Quote each line of the material verbatim, without the pictures.
### Information supplied
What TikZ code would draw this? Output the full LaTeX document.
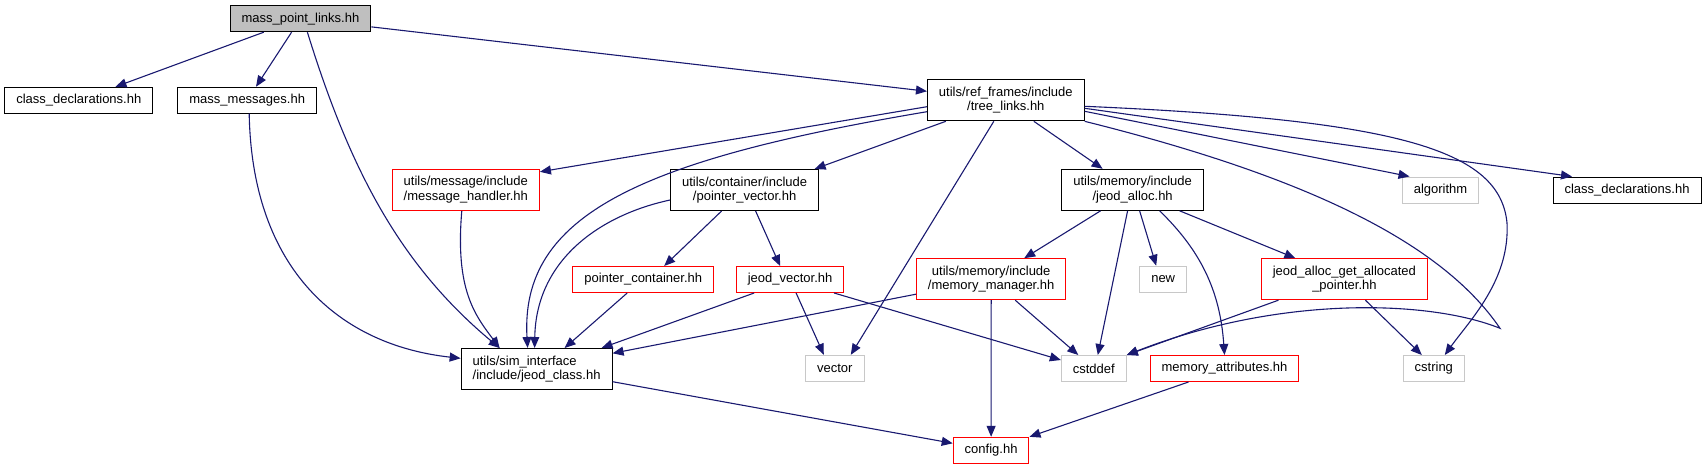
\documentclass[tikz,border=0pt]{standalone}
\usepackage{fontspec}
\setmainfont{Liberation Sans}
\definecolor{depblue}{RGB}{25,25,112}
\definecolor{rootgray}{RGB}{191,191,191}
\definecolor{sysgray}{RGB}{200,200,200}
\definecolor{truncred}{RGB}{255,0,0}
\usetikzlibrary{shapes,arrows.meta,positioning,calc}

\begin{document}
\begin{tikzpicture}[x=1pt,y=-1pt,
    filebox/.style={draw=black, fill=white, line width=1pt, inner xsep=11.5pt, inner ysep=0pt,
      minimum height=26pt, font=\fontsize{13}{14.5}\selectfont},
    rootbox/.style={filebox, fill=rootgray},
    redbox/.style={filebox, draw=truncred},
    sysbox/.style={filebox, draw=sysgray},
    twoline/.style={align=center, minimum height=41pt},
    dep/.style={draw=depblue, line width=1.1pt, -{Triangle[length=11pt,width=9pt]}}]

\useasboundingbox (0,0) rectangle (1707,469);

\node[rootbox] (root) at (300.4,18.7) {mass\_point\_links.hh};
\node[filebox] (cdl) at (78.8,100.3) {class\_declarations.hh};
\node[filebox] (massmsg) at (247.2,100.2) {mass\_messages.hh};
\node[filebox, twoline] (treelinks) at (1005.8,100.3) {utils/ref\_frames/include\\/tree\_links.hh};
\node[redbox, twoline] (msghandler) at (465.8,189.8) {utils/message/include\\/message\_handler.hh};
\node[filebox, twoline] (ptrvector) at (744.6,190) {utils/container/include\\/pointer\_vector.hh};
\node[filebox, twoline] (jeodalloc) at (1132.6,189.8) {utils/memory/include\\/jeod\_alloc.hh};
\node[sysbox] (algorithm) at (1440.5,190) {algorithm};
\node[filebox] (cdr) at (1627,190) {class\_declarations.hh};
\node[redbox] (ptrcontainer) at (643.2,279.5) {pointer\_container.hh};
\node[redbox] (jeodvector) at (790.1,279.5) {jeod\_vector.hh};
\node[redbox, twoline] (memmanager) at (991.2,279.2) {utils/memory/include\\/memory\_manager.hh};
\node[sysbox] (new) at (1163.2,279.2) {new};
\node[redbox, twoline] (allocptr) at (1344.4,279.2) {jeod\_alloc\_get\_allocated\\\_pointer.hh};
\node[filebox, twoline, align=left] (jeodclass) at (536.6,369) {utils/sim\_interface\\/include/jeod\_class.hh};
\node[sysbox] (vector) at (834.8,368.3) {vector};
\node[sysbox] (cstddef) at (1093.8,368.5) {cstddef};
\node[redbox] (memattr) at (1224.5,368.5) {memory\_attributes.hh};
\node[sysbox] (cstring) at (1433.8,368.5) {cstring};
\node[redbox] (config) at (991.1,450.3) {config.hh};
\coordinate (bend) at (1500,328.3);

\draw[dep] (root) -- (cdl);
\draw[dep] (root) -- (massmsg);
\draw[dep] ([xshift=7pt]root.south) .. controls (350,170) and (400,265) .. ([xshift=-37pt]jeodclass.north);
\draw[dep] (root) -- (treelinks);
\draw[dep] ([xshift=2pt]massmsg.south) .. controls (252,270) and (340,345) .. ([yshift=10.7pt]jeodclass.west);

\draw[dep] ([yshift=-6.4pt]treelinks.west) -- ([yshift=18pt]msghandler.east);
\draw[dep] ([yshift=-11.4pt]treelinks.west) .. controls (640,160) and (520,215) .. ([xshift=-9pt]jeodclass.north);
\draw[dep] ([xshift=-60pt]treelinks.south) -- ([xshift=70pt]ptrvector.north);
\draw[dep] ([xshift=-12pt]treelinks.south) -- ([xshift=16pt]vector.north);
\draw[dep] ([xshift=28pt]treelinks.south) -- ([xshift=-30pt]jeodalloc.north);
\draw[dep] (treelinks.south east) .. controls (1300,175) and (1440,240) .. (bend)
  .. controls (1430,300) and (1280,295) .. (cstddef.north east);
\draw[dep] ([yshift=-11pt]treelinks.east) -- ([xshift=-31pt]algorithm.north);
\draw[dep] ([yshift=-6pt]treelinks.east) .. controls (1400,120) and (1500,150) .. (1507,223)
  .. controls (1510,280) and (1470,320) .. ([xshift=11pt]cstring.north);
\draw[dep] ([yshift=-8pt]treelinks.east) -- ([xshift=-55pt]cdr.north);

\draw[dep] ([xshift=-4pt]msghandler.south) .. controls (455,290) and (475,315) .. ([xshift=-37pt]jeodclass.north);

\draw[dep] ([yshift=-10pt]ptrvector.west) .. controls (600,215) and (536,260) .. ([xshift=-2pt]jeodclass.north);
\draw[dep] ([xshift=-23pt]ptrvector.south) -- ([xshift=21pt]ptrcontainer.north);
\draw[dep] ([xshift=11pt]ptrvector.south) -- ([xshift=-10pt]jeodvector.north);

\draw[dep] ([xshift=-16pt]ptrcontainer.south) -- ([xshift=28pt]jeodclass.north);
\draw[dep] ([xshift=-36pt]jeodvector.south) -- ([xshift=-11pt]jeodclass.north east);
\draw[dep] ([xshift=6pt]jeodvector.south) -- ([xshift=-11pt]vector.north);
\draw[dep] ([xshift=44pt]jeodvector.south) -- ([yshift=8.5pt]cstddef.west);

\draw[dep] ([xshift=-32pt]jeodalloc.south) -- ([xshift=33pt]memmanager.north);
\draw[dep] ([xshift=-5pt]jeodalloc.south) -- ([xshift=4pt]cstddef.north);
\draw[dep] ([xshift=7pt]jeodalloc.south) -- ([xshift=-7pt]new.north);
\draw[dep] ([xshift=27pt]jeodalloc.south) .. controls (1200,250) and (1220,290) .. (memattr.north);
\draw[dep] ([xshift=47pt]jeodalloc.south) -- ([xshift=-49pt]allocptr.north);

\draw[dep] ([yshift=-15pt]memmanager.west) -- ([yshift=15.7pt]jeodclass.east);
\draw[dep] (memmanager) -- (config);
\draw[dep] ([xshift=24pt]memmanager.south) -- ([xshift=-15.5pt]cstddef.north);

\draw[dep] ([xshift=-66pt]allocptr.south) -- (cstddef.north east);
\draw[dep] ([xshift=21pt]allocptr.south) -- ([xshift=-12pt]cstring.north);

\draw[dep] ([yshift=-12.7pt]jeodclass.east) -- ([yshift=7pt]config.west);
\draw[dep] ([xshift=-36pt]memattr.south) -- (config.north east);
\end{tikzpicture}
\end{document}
######
Answer below
What TikZ code would draw this? Output the full LaTeX document.
\documentclass[tikz,border=0pt]{standalone}
\usepackage{fontspec}
\setmainfont{Liberation Sans}
\definecolor{depblue}{RGB}{25,25,112}
\definecolor{rootgray}{RGB}{191,191,191}
\definecolor{sysgray}{RGB}{200,200,200}
\definecolor{truncred}{RGB}{255,0,0}
\usetikzlibrary{shapes,arrows.meta,positioning,calc}

\begin{document}
\begin{tikzpicture}[x=1pt,y=-1pt,
    filebox/.style={draw=black, fill=white, line width=1pt, inner xsep=11.5pt, inner ysep=0pt,
      minimum height=26pt, font=\fontsize{13}{14.5}\selectfont},
    rootbox/.style={filebox, fill=rootgray},
    redbox/.style={filebox, draw=truncred},
    sysbox/.style={filebox, draw=sysgray},
    twoline/.style={align=center, minimum height=41pt},
    dep/.style={draw=depblue, line width=1.1pt, -{Triangle[length=11pt,width=9pt]}}]

\useasboundingbox (0,0) rectangle (1707,469);

\node[rootbox] (root) at (300.4,18.7) {mass\_point\_links.hh};
\node[filebox] (cdl) at (78.8,100.3) {class\_declarations.hh};
\node[filebox] (massmsg) at (247.2,100.2) {mass\_messages.hh};
\node[filebox, twoline] (treelinks) at (1005.8,100.3) {utils/ref\_frames/include\\/tree\_links.hh};
\node[redbox, twoline] (msghandler) at (465.8,189.8) {utils/message/include\\/message\_handler.hh};
\node[filebox, twoline] (ptrvector) at (744.6,190) {utils/container/include\\/pointer\_vector.hh};
\node[filebox, twoline] (jeodalloc) at (1132.6,189.8) {utils/memory/include\\/jeod\_alloc.hh};
\node[sysbox] (algorithm) at (1440.5,190) {algorithm};
\node[filebox] (cdr) at (1627,190) {class\_declarations.hh};
\node[redbox] (ptrcontainer) at (643.2,279.5) {pointer\_container.hh};
\node[redbox] (jeodvector) at (790.1,279.5) {jeod\_vector.hh};
\node[redbox, twoline] (memmanager) at (991.2,279.2) {utils/memory/include\\/memory\_manager.hh};
\node[sysbox] (new) at (1163.2,279.2) {new};
\node[redbox, twoline] (allocptr) at (1344.4,279.2) {jeod\_alloc\_get\_allocated\\\_pointer.hh};
\node[filebox, twoline, align=left] (jeodclass) at (536.6,369) {utils/sim\_interface\\/include/jeod\_class.hh};
\node[sysbox] (vector) at (834.8,368.3) {vector};
\node[sysbox] (cstddef) at (1093.8,368.5) {cstddef};
\node[redbox] (memattr) at (1224.5,368.5) {memory\_attributes.hh};
\node[sysbox] (cstring) at (1433.8,368.5) {cstring};
\node[redbox] (config) at (991.1,450.3) {config.hh};
\coordinate (bend) at (1500,328.3);

\draw[dep] (root) -- (cdl);
\draw[dep] (root) -- (massmsg);
\draw[dep] ([xshift=7pt]root.south) .. controls (350,170) and (400,265) .. ([xshift=-37pt]jeodclass.north);
\draw[dep] (root) -- (treelinks);
\draw[dep] ([xshift=2pt]massmsg.south) .. controls (252,270) and (340,345) .. ([yshift=10.7pt]jeodclass.west);

\draw[dep] ([yshift=-6.4pt]treelinks.west) -- ([yshift=18pt]msghandler.east);
\draw[dep] ([yshift=-11.4pt]treelinks.west) .. controls (640,160) and (520,215) .. ([xshift=-9pt]jeodclass.north);
\draw[dep] ([xshift=-60pt]treelinks.south) -- ([xshift=70pt]ptrvector.north);
\draw[dep] ([xshift=-12pt]treelinks.south) -- ([xshift=16pt]vector.north);
\draw[dep] ([xshift=28pt]treelinks.south) -- ([xshift=-30pt]jeodalloc.north);
\draw[dep] (treelinks.south east) .. controls (1300,175) and (1440,240) .. (bend)
  .. controls (1430,300) and (1280,295) .. (cstddef.north east);
\draw[dep] ([yshift=-11pt]treelinks.east) -- ([xshift=-31pt]algorithm.north);
\draw[dep] ([yshift=-6pt]treelinks.east) .. controls (1400,120) and (1500,150) .. (1507,223)
  .. controls (1510,280) and (1470,320) .. ([xshift=11pt]cstring.north);
\draw[dep] ([yshift=-8pt]treelinks.east) -- ([xshift=-55pt]cdr.north);

\draw[dep] ([xshift=-4pt]msghandler.south) .. controls (455,290) and (475,315) .. ([xshift=-37pt]jeodclass.north);

\draw[dep] ([yshift=-10pt]ptrvector.west) .. controls (600,215) and (536,260) .. ([xshift=-2pt]jeodclass.north);
\draw[dep] ([xshift=-23pt]ptrvector.south) -- ([xshift=21pt]ptrcontainer.north);
\draw[dep] ([xshift=11pt]ptrvector.south) -- ([xshift=-10pt]jeodvector.north);

\draw[dep] ([xshift=-16pt]ptrcontainer.south) -- ([xshift=28pt]jeodclass.north);
\draw[dep] ([xshift=-36pt]jeodvector.south) -- ([xshift=-11pt]jeodclass.north east);
\draw[dep] ([xshift=6pt]jeodvector.south) -- ([xshift=-11pt]vector.north);
\draw[dep] ([xshift=44pt]jeodvector.south) -- ([yshift=8.5pt]cstddef.west);

\draw[dep] ([xshift=-32pt]jeodalloc.south) -- ([xshift=33pt]memmanager.north);
\draw[dep] ([xshift=-5pt]jeodalloc.south) -- ([xshift=4pt]cstddef.north);
\draw[dep] ([xshift=7pt]jeodalloc.south) -- ([xshift=-7pt]new.north);
\draw[dep] ([xshift=27pt]jeodalloc.south) .. controls (1200,250) and (1220,290) .. (memattr.north);
\draw[dep] ([xshift=47pt]jeodalloc.south) -- ([xshift=-49pt]allocptr.north);

\draw[dep] ([yshift=-15pt]memmanager.west) -- ([yshift=15.7pt]jeodclass.east);
\draw[dep] (memmanager) -- (config);
\draw[dep] ([xshift=24pt]memmanager.south) -- ([xshift=-15.5pt]cstddef.north);

\draw[dep] ([xshift=-66pt]allocptr.south) -- (cstddef.north east);
\draw[dep] ([xshift=21pt]allocptr.south) -- ([xshift=-12pt]cstring.north);

\draw[dep] ([yshift=-12.7pt]jeodclass.east) -- ([yshift=7pt]config.west);
\draw[dep] ([xshift=-36pt]memattr.south) -- (config.north east);
\end{tikzpicture}
\end{document}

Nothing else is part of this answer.